The fountain, which is of polished Aberdeen granite, was opened last November in proper style, a platform being erected, and the chair being taken by the Secretary to the "Metropolitan Drinking Fountains Association," supported by several ladies and gentlemen. Mr. Lee made an appropriate speech, and called attention to the gift, and pointed to the inscription; and it was quite an emphatic little observance for the inmates who had gathered in the hall on the occasion. And well it might be, for the fountain bears this modest inscription:—"The gift of William McNeil, Seaman, in appreciation of the great benefits he has derived on the various occasions during which he has made the Institution his Home, for upwards of 25 years."
I think very little more need be said for the Sailors' Home than is indicated by this plain, earnest testimony to its worth. Yet it is necessary to say one more word. This Sailors' Home is in a way self-supporting, and at present seeks only the kindly interest of the public in case it should ever need another response to an appeal for extending its sphere of usefulness. Not a farthing of profit is permitted to any individual engaged in it, and even fees to servants are prohibited, though the crimps and touts outside endeavour to bribe them sometimes, to induce sailors to go to the common lodging-houses, where land-rats seek their prey. All the profits, if there are any at all, are placed to a reserve fund for repairs, improvements, or extensions.
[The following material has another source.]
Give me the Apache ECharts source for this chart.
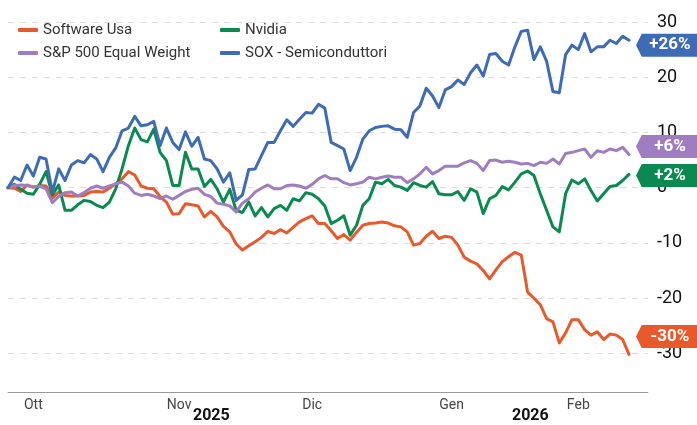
<!DOCTYPE html>
<html>
<head>
<meta charset="utf-8">
<script src="https://cdn.jsdelivr.net/npm/echarts@6/dist/echarts.min.js"></script>
<style>
  html, body { margin: 0; padding: 0; background: #fff; }
  #chart { width: 697px; height: 425px; }
</style>
</head>
<body>
<div id="chart"></div>
<script>
// sedute di borsa (indice), etichette dei mesi sull'asse x
const days = Array.from({ length: 102 }, (_, i) => String(i));
const monthIdx = [4, 27, 48, 70, 90];
const monthLbl = ['Ott', 'Nov', 'Dic', 'Gen', 'Feb'];
const yTicks = [-30, -20, -10, 0, 10, 20, 30];

// variazione % dall'inizio del periodo
const software = [0, -0.1, -0.7, 0.5, 0.1, 0.4, 0.3, -1.9, -0.8, -1.4, -1.5, -1.5, -1.4, -0.8, -0.7, -0.8, -0.1, 0.7, 1.6, 2.9,
  2.3, 0.3, -0.1, -0.2, -1.6, -2.6, -4.8, -4.7, -2.9, -3.1, -3.3, -5.3, -4.3, -5.3, -7.0, -8.0, -10.2, -11.3, -10.5, -9.8,
  -9.0, -7.9, -8.3, -7.6, -8.2, -7.2, -6.2, -5.6, -5.1, -6.5, -6.5, -7.8, -9.2, -8.5, -9.5, -8.1, -6.8, -6.5, -6.4, -6.2,
  -6.4, -6.9, -7.1, -8.0, -10.4, -10.1, -8.8, -7.9, -9.2, -8.8, -9.0, -10.4, -12.6, -13.3, -13.8, -15.0, -16.5, -14.9, -13.4, -12.5,
  -11.7, -12.2, -18.9, -20.0, -21.2, -23.7, -24.3, -28.1, -26.3, -23.9, -23.9, -25.7, -26.7, -26.1, -27.5, -26.5, -26.7, -27.5, -30.2];
const nvidia = [0, 0.6, -0.3, -1.0, -1.2, 0.6, 2.9, -1.3, 0.5, -4.1, -4.1, -3.1, -2.3, -2.5, -3.2, -3.6, -2.6, -0.2, 3.4, 7.6,
  10.8, 8.7, 8.3, 10.6, 6.4, 4.9, 0.4, 0.4, 6.4, 3.4, 3.4, 0.2, 1.5, -0.2, -2.6, -0.3, -4.1, -4.5, -2.6, -5.1,
  -3.6, -5.3, -3.8, -3.2, -4.1, -2.0, -2.4, -0.9, -1.2, -2.0, -3.3, -6.5, -5.9, -5.1, -8.6, -6.8, -3.2, -2.0, 1.0, 0.7,
  1.5, 0.4, 0.1, -0.5, 0.9, 0.4, 0.1, 1.1, -1.1, -1.3, -1.3, -0.7, -2.3, -0.2, -0.8, -4.7, -2.0, -1.4, 0.2, -0.4,
  1.0, 2.5, 3.0, 2.2, -1.1, -4.1, -7.1, -8.0, -1.1, 1.4, 0.7, 1.6, -0.5, -2.4, -1.1, 0.2, 0.4, 1.3, 2.4];
const spEqual = [0, 0.4, 0.5, 0.4, 0.1, 0.3, -0.2, -2.7, -1.6, -0.9, -0.8, -1.5, -0.9, -0.1, 0.3, -0.1, 0.3, 0.7, 1.0, 0.3,
  -1.0, -1.4, -1.2, -1.5, -2.0, -1.5, -2.1, -1.4, -0.7, -0.3, -0.1, -1.2, -1.6, -2.8, -3.0, -3.3, -4.4, -2.8, -2.0, -0.8,
  -0.1, 0.5, -0.2, -0.2, 0.4, 0.5, 0.3, -0.1, 0.6, 1.6, 2.2, 1.6, 1.6, 0.9, 0.5, 0.7, 1.0, 1.9, 1.6, 1.9,
  2.1, 1.9, 1.9, 0.9, 1.6, 2.5, 3.7, 2.5, 3.1, 3.9, 3.9, 3.9, 4.5, 4.9, 4.4, 3.1, 4.9, 5.0, 4.6, 4.8,
  4.6, 4.3, 4.4, 4.0, 4.6, 4.4, 5.2, 4.3, 6.2, 6.4, 6.7, 7.0, 5.5, 6.7, 6.4, 7.0, 6.7, 7.3, 6.0];
const sox = [0, 1.9, 1.3, 4.1, 2.1, 5.5, 5.2, -0.8, 3.4, 1.3, 4.1, 4.9, 4.5, 6.0, 5.2, 2.9, 5.5, 7.2, 10.3, 10.8,
  12.9, 11.2, 11.4, 12.0, 7.6, 10.8, 8.2, 6.9, 10.1, 7.5, 9.1, 5.2, 4.9, 3.4, 1.0, 2.7, -2.3, -1.3, 3.3, 3.4,
  5.8, 8.2, 8.2, 10.3, 12.3, 11.1, 12.4, 13.6, 13.5, 15.1, 14.4, 8.2, 7.6, 7.0, 3.1, 5.5, 8.8, 10.3, 10.9, 11.1,
  11.2, 10.6, 10.5, 9.1, 13.6, 14.8, 18.0, 16.6, 14.5, 17.7, 18.3, 19.5, 18.7, 20.8, 22.2, 20.2, 24.1, 24.3, 22.9, 22.2,
  25.5, 28.3, 28.5, 23.2, 25.5, 22.9, 17.4, 17.2, 24.1, 25.8, 25.0, 27.9, 24.6, 25.5, 25.5, 26.7, 26.1, 27.4, 26.7];

const names = ['Software Usa', 'Nvidia', 'S&P 500 Equal Weight', 'SOX - Semiconduttori'];
const values = [software, nvidia, spEqual, sox];
const colors = ['#E85A2C', '#0A8A50', '#A07DC1', '#3E6BB5'];
const endTags = ['-30%', '+2%', '+6%', '+26%'];
const tagShift = [-18, 1, -8, 5];

const chart = echarts.init(document.getElementById('chart'));

const tagPath = 'path://M0,50 L9,0 L100,0 L100,100 L9,100 Z';

const series = names.map((name, k) => {
  const d = values[k];
  return {
    name: name,
    type: 'line',
    data: d,
    symbol: 'none',
    animation: false,
    color: colors[k],
    lineStyle: { width: 3, cap: 'round', join: 'round' },
    z: 3 + k,
    markPoint: {
      silent: true,
      symbol: tagPath,
      symbolSize: [64, 23],
      symbolOffset: [39, tagShift[k]],
      itemStyle: { color: colors[k] },
      label: {
        show: true,
        position: 'inside',
        formatter: endTags[k],
        color: '#fff',
        fontWeight: 'bold',
        fontSize: 17,
        fontFamily: 'Roboto',
        offset: [2, 0]
      },
      data: [{ coord: [d.length - 1, d[d.length - 1]] }]
    }
  };
});

const legendText = { color: '#333', fontSize: 15, fontFamily: 'Roboto', lineHeight: 18 };

chart.setOption({
  animation: false,
  grid: { left: 8, right: 49, top: 22, bottom: 33, containLabel: false, outerBoundsMode: 'none' },
  legend: [
    {
      orient: 'vertical', left: 13, top: 16, itemGap: 5,
      itemWidth: 20, itemHeight: 4, icon: 'roundRect',
      textStyle: legendText, selectedMode: false,
      data: [names[0], names[2]]
    },
    {
      orient: 'vertical', left: 215, top: 16, itemGap: 5,
      itemWidth: 20, itemHeight: 4, icon: 'roundRect',
      textStyle: legendText, selectedMode: false,
      data: [names[1], names[3]]
    }
  ],
  xAxis: {
    type: 'category',
    data: days,
    boundaryGap: false,
    axisLine: { onZero: false, lineStyle: { color: '#9a9a9a', width: 1 } },
    axisTick: { show: false },
    splitLine: { show: false },
    axisLabel: {
      interval: (i) => monthIdx.indexOf(i) >= 0,
      formatter: (v, i) => monthLbl[monthIdx.indexOf(i)] || '',
      color: '#444',
      fontSize: 14,
      fontFamily: 'Roboto',
      margin: 6
    }
  },
  yAxis: {
    type: 'value',
    position: 'right',
    min: -37,
    max: 30,
    axisLine: { show: false },
    axisTick: { show: false, customValues: yTicks },
    axisLabel: {
      customValues: yTicks,
      color: '#111',
      fontSize: 18,
      fontFamily: 'Roboto',
      margin: 9,
      formatter: (v) => (v % 10 === 0 ? String(v) : '')
    },
    splitLine: { lineStyle: { color: '#dcdcdc', type: [6, 6], width: 1 } }
  },
  graphic: [
    { type: 'text', left: 193, top: 408, style: { text: '2025', font: 'bold 16px Roboto', fill: '#111' } },
    { type: 'text', left: 512, top: 408, style: { text: '2026', font: 'bold 16px Roboto', fill: '#111' } }
  ],
  series: series
});
</script>
</body>
</html>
At any rate, no public appeals are being made just now.
But there is another institution next door—another branch of the stem which has grown so sturdily from the seed planted by the good captain—the Destitute Sailors' Asylum. That is a place full of interest, though there is nothing to see there. Nothing but a clean yard, with means for washing and cleansing, and a purifying oven for removing possible infection from clothes, and a great bare room, just comfortably warmed in winter, and hung with rows of hammocks, like the 'tween-decks of a ship.
That is all; but in those hammocks, sometimes, poor starved and destitute sailors go to sleep, after they have been fed with soup and warmed and comforted; and in the morning, when they turn out, they are fed again with cocoa and bread, and if they are naked they are clothed. There are not very many applicants, for, strange as it may appear, since sailors' homes have come in fashion there are but few destitute seamen; but there need be no unrelieved destitute sailors at all in London, for anybody can send such a one to the Asylum in Well Street, London Docks, and he will be admitted. Here then, is an institution that may claim support.
CASTING BREAD UPON THE WATERS.
One of the old Saxon commentators on the Holy Scriptures, in referring to the passage, "Cast thy bread upon the waters, and it shall be found after many days," ventures to suggest as a meaning—"Give succour to poor and afflicted seamen." Whatever may be the conclusions of critical Biblical expositors, there can be no doubt that the pious annotator was right in a true—that is, in a spiritual interpretation of the text.
Should it be necessary to appeal twice to the English nation—which has, as it were a savour of sea-salt in its very blood—to hold out a helping hand for those who, having struggled to keep our dominion by carrying the flag of British commerce all round the world, are themselves flung ashore, weak, old, and helpless, dependent on the goodwill of their countrymen to take them into some quiet harbour, where they may, as it were be laid up in ordinary and undergo some sort of repairs, even though they should never again be able to go a voyage? It is with feelings of something like regret that an average Englishman sees the old hull of a sea-going boat lie neglected and uncared for on the beach. Not without a pang can we witness the breaking-up of some stout old ship no longer seaworthy. Yet, unhappily, we have hitherto given scant attention to the needs of those old and infirm seamen, who having for many years contributed out of their wages to the funds of the Naval Hospital at Greenwich, and having been again mulcted of some subscriptions which were to have been specially devoted to found an asylum for themselves, are left with little to look forward to but the workhouse ward when, crippled, sick, or feeble with age, they could no longer tread the deck or crack a biscuit.